[START]
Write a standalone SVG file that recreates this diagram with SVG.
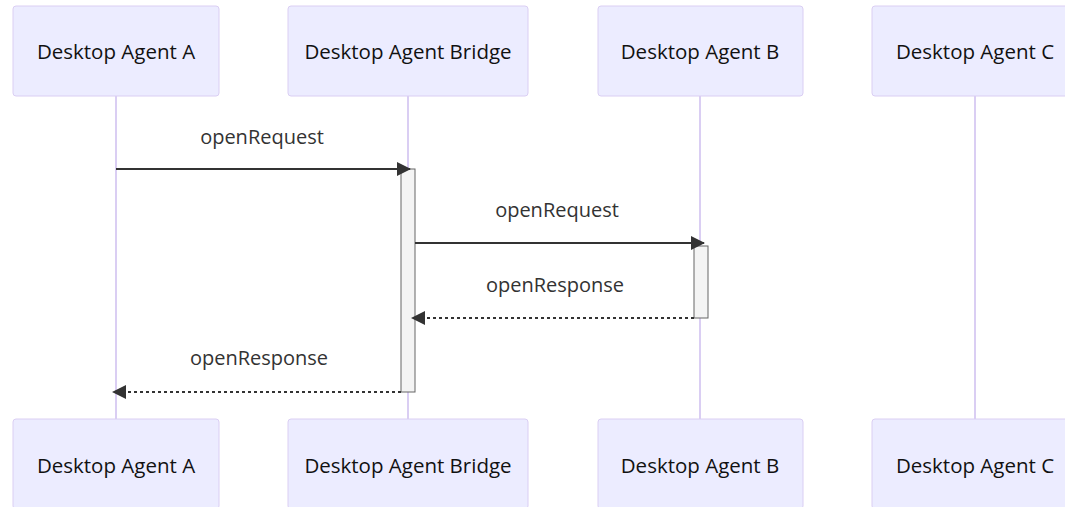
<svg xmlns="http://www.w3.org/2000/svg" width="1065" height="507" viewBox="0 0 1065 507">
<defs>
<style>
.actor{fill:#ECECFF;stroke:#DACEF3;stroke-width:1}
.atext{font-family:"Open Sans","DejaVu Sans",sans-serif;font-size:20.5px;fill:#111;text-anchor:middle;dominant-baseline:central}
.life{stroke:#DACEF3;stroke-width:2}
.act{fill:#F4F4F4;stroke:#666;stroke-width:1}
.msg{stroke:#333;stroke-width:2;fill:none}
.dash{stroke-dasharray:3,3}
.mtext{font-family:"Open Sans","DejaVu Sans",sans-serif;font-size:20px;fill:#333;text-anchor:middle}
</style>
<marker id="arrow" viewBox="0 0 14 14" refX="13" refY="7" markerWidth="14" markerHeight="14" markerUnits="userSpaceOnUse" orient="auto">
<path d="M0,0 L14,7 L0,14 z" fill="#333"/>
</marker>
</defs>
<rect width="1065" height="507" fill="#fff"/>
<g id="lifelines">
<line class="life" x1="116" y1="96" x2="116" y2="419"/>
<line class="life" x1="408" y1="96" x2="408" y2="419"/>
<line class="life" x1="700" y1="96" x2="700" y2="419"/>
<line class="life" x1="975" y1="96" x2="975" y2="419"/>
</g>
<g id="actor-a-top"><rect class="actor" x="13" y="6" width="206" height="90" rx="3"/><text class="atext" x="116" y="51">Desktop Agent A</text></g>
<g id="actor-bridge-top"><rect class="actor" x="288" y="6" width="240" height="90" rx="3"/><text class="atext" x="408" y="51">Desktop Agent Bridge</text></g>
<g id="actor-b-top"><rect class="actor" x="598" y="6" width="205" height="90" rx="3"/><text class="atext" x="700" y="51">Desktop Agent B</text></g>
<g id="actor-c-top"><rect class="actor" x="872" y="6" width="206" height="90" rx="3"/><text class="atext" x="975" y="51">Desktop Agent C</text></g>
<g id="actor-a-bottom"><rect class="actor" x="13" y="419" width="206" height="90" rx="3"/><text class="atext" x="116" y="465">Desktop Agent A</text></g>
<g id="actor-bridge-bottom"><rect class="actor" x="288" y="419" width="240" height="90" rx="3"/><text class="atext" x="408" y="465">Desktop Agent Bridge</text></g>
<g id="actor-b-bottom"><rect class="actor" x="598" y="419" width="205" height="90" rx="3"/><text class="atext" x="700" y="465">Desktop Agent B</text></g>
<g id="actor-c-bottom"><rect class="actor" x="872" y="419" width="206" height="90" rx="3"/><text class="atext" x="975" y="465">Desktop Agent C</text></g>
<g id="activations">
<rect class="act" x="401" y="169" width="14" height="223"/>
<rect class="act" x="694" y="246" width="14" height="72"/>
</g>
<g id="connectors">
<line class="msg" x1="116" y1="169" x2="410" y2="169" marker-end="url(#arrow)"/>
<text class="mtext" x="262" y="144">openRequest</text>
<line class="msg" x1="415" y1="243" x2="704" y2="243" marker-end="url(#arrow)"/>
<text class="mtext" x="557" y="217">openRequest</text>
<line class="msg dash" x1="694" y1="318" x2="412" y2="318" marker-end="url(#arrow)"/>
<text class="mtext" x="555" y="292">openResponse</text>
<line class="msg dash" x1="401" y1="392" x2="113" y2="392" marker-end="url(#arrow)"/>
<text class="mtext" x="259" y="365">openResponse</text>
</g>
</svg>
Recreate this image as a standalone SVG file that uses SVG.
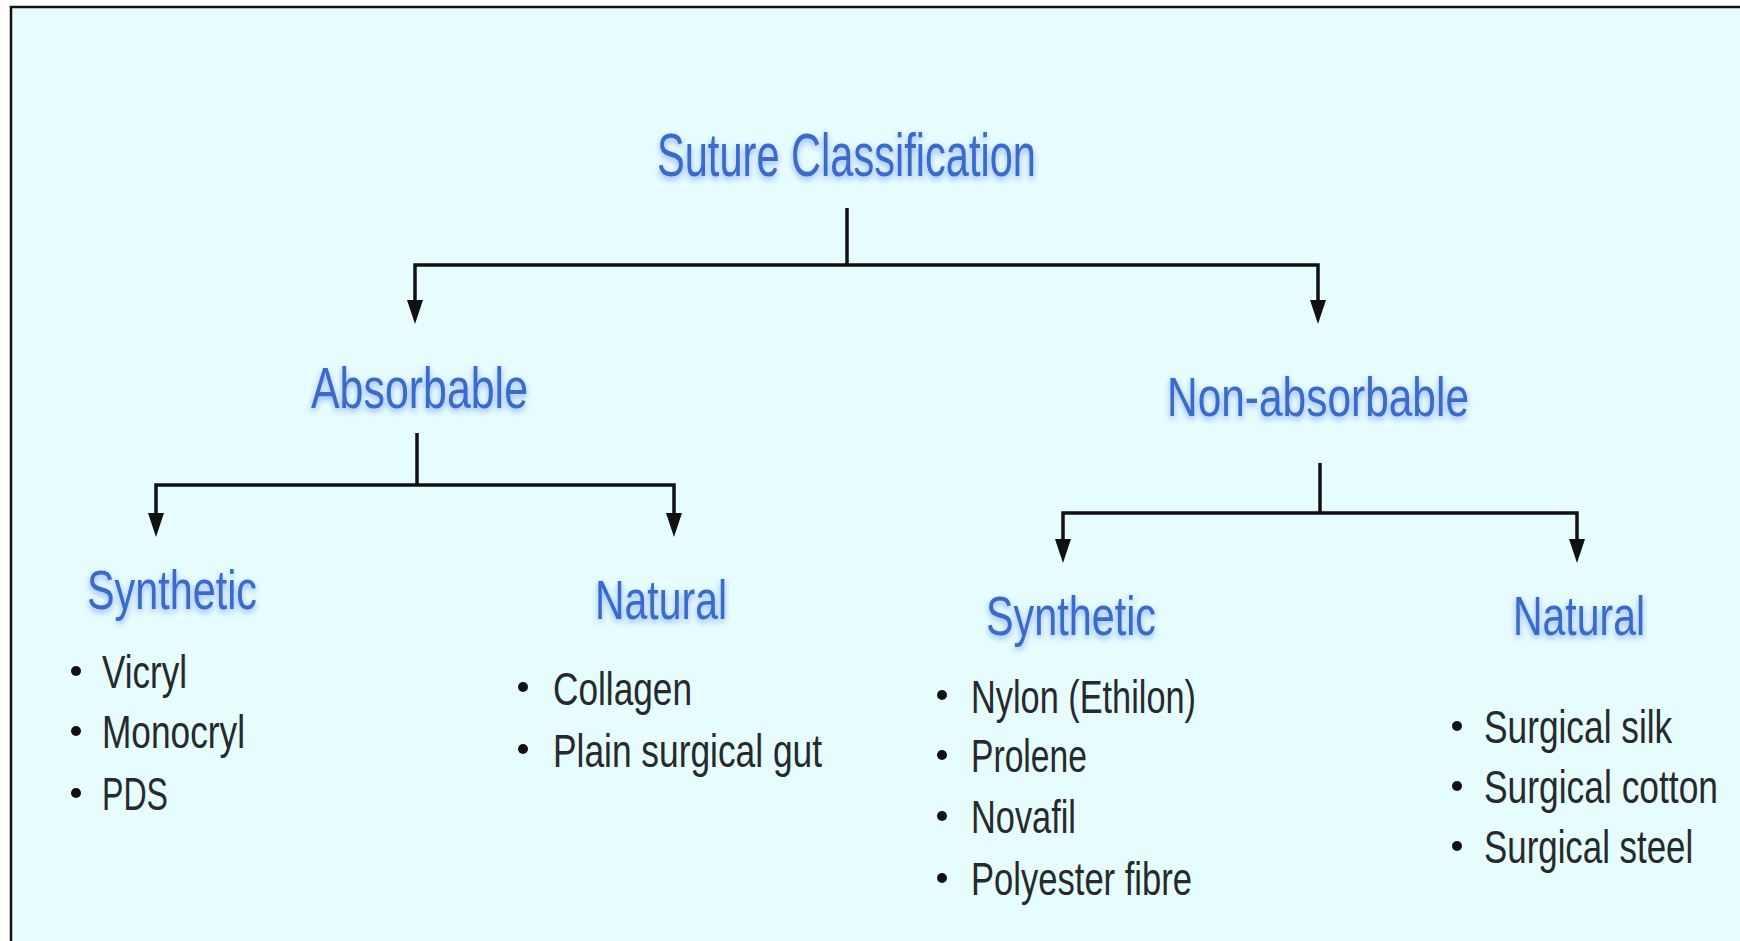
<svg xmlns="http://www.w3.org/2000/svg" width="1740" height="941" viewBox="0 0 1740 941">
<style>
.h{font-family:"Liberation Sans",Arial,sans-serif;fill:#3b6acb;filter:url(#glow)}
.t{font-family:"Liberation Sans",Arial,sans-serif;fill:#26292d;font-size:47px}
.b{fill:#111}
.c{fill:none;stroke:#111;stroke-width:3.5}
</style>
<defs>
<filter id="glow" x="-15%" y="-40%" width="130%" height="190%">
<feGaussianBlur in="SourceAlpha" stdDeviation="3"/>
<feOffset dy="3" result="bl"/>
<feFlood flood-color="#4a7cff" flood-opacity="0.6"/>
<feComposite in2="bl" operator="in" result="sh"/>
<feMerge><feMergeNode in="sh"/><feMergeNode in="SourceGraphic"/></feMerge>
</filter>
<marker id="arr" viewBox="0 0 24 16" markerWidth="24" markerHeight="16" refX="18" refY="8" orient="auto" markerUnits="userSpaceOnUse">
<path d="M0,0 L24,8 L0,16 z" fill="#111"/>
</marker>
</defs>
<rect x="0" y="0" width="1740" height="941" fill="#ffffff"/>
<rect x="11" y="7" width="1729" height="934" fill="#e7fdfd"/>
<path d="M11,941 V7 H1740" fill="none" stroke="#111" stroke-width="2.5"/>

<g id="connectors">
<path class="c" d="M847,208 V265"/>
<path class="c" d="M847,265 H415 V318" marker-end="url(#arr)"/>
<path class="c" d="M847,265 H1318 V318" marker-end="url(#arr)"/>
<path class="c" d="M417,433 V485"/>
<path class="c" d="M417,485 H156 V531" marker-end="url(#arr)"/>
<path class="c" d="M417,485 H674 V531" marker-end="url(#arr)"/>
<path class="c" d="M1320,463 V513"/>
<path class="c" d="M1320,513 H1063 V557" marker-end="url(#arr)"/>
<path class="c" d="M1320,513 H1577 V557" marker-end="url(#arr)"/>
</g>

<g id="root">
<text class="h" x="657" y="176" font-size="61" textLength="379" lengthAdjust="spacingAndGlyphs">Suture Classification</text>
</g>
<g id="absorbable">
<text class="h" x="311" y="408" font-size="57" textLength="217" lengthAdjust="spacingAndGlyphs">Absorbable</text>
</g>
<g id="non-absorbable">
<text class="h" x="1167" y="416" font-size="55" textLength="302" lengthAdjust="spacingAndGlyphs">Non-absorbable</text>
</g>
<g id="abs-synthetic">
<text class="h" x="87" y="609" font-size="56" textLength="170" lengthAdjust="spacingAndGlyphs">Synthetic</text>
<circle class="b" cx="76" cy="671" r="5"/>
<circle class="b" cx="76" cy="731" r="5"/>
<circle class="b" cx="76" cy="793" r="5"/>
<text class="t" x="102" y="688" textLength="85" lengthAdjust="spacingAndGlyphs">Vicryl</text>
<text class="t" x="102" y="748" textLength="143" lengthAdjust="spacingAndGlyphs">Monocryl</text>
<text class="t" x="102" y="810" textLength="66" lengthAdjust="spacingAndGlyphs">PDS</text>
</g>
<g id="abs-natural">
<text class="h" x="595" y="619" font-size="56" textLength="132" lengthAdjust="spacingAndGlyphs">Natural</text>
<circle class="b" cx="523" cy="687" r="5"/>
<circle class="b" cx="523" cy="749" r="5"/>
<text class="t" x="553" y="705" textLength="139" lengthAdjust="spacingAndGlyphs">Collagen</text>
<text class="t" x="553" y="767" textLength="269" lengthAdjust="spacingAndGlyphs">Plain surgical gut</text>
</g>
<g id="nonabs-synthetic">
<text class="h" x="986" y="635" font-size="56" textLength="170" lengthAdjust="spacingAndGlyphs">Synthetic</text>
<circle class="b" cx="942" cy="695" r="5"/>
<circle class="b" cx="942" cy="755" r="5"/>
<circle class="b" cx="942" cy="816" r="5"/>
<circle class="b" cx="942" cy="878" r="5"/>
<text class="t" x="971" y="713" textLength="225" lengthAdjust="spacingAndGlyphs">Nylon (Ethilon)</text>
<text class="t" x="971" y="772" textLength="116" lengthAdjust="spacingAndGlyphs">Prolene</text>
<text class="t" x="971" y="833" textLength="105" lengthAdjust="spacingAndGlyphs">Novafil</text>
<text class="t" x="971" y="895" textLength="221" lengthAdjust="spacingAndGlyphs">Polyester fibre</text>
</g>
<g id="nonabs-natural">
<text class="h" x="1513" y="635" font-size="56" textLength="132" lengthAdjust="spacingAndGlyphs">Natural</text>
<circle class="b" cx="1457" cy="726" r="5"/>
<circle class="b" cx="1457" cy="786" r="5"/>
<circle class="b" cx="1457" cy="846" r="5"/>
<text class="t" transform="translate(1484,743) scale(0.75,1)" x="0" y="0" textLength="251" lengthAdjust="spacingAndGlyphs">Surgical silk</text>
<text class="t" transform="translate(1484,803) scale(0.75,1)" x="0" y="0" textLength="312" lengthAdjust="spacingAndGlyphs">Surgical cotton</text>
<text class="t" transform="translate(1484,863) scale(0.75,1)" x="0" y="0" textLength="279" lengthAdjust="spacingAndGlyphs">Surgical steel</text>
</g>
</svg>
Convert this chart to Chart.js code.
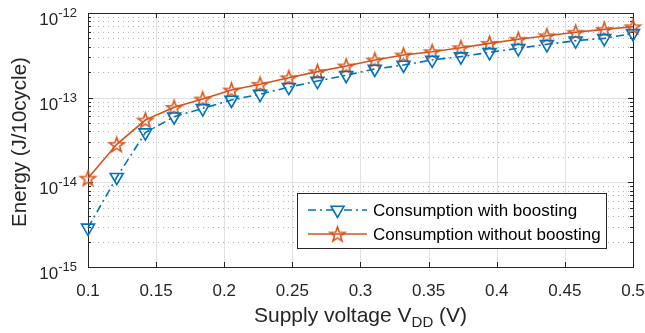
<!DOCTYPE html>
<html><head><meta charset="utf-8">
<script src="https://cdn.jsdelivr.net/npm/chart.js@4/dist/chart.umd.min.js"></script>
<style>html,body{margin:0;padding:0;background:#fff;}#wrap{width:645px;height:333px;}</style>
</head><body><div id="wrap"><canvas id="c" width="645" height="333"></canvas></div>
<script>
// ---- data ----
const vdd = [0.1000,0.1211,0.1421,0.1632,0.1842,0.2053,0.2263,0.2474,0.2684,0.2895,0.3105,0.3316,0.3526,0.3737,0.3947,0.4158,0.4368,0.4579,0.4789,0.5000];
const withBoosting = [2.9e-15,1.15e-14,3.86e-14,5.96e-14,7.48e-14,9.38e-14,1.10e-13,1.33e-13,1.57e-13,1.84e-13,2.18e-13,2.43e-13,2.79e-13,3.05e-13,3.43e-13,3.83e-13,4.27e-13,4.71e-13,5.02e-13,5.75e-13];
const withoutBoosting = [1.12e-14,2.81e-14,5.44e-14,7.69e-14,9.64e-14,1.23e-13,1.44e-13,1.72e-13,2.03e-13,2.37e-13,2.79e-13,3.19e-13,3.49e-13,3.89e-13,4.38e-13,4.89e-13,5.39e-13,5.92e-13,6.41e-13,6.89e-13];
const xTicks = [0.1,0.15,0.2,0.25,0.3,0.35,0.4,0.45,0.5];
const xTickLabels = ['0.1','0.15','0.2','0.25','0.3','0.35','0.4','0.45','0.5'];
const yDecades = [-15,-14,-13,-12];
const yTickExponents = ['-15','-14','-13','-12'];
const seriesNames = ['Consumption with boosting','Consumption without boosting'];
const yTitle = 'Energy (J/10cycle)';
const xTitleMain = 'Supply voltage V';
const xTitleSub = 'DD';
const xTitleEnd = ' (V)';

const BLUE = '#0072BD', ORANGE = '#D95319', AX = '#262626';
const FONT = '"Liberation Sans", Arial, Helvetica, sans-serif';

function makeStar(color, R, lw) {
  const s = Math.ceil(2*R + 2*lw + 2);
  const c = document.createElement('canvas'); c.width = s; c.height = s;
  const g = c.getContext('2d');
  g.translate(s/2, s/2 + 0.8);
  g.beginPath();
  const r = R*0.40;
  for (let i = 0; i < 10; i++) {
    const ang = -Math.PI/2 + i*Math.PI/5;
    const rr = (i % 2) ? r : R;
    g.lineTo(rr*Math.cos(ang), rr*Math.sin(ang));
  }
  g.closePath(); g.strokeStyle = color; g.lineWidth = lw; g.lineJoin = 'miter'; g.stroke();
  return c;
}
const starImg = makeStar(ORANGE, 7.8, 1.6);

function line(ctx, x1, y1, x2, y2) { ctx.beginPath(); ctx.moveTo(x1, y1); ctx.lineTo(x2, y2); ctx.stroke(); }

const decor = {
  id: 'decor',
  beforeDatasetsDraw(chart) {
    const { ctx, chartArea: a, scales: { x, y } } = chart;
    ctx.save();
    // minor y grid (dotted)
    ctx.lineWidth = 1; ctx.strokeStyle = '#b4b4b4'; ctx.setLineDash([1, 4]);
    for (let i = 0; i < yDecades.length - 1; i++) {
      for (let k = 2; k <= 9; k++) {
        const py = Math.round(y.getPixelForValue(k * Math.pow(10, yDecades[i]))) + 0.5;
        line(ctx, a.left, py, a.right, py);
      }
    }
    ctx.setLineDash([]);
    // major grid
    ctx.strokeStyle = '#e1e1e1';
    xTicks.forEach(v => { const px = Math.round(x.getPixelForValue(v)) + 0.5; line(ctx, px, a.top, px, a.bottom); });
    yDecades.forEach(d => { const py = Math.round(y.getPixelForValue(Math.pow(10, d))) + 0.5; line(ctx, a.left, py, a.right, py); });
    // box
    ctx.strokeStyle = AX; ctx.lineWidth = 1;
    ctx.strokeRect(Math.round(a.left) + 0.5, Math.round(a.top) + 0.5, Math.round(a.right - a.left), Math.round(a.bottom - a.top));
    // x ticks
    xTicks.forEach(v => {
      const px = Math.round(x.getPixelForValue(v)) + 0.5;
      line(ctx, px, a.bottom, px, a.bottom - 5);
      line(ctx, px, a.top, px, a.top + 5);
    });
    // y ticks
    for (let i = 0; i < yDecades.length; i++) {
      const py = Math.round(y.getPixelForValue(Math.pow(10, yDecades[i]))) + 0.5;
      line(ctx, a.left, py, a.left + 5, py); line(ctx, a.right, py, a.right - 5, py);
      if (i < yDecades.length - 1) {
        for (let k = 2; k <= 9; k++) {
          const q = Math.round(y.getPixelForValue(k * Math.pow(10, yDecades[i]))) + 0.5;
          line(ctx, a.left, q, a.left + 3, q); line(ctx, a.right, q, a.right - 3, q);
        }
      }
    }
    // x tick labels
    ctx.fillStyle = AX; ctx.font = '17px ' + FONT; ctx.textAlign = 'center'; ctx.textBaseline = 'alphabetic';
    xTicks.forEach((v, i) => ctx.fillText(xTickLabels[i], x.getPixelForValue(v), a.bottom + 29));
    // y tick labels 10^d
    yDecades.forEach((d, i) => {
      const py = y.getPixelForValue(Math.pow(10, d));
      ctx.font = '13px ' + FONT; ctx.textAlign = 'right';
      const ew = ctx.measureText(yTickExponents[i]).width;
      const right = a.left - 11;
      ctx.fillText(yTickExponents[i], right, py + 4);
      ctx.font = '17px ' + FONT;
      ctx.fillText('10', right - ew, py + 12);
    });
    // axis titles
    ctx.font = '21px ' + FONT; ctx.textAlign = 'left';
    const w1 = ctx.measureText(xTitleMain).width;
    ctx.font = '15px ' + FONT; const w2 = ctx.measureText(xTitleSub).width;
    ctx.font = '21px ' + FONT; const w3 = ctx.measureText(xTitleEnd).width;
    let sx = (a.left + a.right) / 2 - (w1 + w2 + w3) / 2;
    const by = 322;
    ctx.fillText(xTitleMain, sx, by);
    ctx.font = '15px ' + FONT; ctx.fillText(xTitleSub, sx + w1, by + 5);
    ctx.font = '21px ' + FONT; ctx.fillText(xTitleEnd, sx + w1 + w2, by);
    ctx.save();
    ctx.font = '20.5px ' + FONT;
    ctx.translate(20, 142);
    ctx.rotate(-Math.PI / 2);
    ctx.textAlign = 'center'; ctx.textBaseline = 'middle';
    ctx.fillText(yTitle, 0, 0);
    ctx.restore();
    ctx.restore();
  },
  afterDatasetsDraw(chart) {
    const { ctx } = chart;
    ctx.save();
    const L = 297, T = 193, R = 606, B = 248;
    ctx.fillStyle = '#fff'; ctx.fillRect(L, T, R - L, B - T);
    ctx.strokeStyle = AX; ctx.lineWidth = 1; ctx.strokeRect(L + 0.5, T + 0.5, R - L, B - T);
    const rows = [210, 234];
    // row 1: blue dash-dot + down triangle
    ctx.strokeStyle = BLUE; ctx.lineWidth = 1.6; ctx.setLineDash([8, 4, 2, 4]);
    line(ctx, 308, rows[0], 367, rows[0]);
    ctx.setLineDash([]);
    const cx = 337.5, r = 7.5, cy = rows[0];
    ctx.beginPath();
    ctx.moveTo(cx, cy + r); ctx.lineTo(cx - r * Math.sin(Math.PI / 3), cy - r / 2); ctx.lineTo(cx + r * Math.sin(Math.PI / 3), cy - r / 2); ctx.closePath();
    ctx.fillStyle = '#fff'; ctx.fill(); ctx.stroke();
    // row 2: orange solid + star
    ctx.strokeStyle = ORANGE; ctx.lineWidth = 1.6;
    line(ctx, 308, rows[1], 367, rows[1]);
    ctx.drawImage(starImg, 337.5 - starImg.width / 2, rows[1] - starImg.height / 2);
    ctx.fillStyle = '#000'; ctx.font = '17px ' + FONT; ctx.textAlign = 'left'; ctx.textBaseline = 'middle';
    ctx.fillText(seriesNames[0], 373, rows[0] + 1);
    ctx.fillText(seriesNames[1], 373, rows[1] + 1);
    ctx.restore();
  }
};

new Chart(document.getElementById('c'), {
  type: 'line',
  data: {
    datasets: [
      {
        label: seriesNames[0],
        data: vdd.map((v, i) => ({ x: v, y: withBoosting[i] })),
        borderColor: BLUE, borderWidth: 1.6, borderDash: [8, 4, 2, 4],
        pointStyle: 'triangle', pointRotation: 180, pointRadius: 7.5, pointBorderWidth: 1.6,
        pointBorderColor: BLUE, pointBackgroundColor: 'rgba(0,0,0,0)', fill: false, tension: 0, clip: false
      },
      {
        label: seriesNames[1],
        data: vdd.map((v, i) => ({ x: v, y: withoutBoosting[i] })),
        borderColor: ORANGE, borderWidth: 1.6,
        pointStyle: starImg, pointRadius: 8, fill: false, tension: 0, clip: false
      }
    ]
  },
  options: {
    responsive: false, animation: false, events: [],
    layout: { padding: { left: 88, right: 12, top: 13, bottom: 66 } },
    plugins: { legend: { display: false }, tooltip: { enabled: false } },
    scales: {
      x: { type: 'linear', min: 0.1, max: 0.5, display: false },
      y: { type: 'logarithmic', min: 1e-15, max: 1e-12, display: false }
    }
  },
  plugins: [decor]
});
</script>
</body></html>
[END]
State only how many lines in the material include "that".

COMPLETED TASK:
2